### What to work on
Return the line containing "Convert this chart to matplotlib code.", the line containing "from matplotlib.lines import Line2D", and every line between them, exactly as they stand. Output nothing else.

### Stored rows
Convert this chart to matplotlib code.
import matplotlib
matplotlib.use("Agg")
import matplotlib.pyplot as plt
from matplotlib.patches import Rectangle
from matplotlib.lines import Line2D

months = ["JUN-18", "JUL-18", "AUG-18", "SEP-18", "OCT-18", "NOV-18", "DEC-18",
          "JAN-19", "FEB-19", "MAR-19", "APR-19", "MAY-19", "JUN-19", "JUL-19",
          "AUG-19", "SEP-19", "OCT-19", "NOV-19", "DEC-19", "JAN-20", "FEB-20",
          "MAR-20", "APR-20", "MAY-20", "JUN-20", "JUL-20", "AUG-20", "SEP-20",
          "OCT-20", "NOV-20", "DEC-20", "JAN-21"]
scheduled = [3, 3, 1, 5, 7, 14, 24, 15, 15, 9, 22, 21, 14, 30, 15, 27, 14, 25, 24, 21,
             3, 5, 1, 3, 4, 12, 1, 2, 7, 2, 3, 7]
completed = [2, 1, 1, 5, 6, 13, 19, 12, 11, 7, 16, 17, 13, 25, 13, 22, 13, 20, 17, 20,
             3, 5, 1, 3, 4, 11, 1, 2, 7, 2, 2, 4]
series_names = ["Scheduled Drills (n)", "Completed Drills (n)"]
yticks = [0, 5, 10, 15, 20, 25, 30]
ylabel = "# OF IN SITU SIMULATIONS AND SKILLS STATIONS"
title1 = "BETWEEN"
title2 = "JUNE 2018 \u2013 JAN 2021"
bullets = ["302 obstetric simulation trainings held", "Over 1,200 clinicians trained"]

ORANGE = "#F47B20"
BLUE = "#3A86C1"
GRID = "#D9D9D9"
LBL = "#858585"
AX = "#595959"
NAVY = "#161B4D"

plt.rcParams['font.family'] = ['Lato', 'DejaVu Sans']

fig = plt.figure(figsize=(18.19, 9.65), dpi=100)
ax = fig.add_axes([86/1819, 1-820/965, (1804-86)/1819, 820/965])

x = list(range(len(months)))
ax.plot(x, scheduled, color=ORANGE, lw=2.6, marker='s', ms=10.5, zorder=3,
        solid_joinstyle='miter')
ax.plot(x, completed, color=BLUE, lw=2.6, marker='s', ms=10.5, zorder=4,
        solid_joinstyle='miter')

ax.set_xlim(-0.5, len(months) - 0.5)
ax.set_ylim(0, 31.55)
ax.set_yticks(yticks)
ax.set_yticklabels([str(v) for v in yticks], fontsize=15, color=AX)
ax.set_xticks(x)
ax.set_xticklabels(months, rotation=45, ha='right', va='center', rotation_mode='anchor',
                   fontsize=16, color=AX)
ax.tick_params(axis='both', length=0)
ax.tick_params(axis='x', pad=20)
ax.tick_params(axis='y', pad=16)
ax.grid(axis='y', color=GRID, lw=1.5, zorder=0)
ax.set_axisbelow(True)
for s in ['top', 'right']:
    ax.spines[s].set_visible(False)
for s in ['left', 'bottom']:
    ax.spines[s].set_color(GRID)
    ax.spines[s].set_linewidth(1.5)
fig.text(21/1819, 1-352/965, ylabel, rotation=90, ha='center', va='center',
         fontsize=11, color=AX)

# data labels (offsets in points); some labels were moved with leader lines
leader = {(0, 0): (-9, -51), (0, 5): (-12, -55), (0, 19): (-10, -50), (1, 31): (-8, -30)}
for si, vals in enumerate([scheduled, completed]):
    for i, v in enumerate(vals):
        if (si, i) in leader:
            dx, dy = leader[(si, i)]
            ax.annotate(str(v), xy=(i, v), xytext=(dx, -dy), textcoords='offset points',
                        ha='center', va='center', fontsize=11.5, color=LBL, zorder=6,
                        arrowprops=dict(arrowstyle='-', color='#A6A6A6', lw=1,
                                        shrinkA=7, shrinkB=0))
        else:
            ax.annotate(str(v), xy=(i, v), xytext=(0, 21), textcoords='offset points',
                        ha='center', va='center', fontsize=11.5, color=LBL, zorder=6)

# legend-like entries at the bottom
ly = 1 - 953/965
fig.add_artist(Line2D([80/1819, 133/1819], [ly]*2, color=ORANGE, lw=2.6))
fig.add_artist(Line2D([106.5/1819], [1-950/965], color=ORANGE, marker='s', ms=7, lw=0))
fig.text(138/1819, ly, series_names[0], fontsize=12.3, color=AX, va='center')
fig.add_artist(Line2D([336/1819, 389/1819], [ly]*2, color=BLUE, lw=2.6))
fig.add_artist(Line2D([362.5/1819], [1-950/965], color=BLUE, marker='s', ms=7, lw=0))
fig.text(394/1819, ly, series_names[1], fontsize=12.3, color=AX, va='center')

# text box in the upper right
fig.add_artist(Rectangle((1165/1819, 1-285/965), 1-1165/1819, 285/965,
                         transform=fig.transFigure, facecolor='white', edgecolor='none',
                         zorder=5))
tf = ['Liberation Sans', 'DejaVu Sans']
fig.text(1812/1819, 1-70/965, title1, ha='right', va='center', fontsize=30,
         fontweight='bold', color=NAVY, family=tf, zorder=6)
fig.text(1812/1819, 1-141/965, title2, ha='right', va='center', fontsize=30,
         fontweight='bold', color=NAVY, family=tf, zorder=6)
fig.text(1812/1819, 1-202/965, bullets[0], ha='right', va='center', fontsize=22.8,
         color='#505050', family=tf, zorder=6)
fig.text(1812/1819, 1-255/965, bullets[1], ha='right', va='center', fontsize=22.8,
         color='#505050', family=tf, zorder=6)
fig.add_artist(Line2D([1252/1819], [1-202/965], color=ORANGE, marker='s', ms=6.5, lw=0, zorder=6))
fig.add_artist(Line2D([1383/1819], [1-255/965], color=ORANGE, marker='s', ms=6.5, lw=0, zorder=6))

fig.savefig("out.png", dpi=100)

==

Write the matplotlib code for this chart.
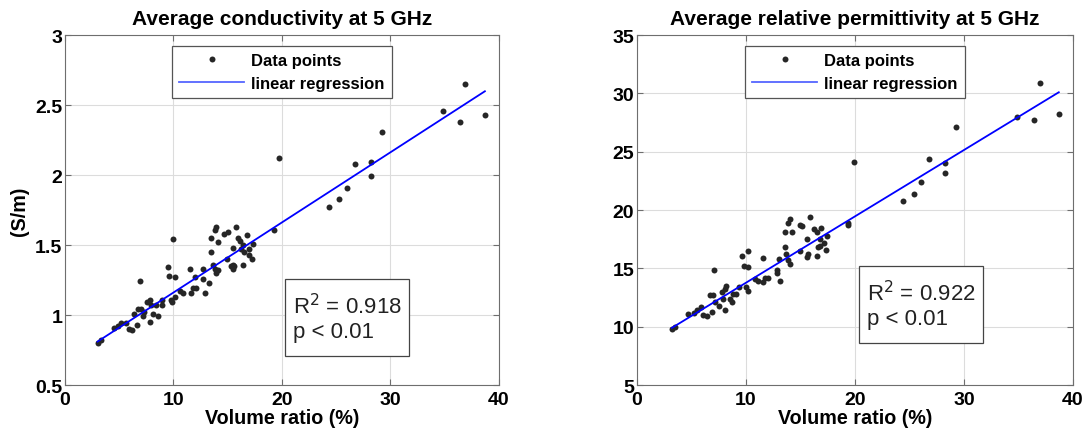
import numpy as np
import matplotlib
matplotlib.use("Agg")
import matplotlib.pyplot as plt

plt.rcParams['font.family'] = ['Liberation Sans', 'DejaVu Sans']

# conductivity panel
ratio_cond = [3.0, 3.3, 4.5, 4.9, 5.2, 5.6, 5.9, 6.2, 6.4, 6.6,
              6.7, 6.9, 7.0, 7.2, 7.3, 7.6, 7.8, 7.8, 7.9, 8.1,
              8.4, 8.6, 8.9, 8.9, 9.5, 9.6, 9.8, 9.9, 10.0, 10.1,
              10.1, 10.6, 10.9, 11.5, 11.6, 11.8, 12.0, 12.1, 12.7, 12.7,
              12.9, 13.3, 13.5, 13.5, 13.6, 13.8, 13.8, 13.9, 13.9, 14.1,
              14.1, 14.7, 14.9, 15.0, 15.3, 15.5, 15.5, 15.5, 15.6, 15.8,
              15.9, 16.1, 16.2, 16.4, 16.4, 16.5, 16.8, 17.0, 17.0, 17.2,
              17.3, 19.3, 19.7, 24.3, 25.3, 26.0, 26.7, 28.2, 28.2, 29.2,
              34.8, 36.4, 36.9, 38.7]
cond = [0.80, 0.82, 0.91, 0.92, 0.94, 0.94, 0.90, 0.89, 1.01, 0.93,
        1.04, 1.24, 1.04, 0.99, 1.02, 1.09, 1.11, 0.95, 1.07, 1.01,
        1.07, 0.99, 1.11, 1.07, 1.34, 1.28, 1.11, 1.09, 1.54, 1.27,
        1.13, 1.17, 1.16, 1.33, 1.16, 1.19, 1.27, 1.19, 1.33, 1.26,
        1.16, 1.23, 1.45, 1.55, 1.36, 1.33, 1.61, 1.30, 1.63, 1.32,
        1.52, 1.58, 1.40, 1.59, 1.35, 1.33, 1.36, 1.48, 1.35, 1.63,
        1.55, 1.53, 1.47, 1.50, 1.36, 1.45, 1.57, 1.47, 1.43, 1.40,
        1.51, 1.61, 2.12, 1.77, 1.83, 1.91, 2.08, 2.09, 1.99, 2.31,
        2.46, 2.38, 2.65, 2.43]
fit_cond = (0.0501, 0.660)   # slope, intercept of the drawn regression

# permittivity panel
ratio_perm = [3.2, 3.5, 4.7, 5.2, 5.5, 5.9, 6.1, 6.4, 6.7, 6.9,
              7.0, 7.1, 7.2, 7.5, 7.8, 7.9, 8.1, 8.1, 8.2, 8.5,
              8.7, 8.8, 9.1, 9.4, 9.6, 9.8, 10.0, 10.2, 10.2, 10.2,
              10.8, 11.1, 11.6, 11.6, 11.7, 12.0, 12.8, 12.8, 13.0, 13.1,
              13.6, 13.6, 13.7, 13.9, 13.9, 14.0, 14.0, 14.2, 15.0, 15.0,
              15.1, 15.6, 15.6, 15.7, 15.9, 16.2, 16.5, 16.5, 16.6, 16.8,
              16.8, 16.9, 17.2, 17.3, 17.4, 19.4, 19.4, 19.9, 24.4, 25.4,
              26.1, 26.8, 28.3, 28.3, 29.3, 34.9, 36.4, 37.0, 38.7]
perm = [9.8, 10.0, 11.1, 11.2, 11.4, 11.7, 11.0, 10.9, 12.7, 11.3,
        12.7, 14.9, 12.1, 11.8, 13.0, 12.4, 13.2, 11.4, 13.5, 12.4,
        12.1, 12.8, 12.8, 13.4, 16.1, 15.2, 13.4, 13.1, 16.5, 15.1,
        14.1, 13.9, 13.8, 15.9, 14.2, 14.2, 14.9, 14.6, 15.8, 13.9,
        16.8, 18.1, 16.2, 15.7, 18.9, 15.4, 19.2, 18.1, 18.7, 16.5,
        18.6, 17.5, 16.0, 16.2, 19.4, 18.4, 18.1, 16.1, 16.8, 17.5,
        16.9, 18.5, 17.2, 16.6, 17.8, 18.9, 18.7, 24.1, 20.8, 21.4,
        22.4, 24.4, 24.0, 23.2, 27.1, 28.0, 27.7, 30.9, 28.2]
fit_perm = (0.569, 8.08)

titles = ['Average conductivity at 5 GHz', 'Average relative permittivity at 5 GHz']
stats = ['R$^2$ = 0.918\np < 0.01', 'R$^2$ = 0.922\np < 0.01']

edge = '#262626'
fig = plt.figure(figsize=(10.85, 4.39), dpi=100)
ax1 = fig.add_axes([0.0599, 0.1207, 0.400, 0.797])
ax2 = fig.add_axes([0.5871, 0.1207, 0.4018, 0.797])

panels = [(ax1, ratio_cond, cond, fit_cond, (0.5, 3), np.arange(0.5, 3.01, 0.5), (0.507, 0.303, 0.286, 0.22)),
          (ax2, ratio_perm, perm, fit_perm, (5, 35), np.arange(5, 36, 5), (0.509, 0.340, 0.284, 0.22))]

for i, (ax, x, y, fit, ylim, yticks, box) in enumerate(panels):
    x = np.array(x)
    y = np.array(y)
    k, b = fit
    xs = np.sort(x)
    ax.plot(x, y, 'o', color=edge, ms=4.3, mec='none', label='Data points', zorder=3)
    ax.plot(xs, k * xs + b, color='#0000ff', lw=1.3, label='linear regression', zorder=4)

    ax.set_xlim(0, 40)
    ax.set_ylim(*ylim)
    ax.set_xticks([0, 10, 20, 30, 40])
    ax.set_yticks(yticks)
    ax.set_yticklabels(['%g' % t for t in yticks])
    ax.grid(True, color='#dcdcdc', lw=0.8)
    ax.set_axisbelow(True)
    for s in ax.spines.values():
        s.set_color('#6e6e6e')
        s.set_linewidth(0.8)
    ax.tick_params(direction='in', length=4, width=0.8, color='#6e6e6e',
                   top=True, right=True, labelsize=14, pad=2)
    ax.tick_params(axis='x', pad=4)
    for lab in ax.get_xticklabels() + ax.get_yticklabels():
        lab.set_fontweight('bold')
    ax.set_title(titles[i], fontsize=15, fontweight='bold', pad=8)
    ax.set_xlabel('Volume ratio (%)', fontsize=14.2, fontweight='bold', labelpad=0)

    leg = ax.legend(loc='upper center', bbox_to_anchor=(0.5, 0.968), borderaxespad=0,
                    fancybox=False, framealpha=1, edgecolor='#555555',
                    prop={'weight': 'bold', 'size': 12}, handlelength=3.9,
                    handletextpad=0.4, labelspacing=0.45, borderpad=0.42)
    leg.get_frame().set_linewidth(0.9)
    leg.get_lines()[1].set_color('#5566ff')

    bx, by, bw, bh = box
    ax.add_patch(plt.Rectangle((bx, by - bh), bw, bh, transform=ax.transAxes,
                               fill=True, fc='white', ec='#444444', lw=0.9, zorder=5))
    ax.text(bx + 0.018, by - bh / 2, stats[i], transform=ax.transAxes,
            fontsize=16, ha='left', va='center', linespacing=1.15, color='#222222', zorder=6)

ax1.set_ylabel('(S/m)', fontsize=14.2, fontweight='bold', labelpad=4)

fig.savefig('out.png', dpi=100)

### Task result
Convert this chart to matplotlib code.
import matplotlib
matplotlib.use("Agg")
import matplotlib.pyplot as plt
from matplotlib.patches import Rectangle
from matplotlib.lines import Line2D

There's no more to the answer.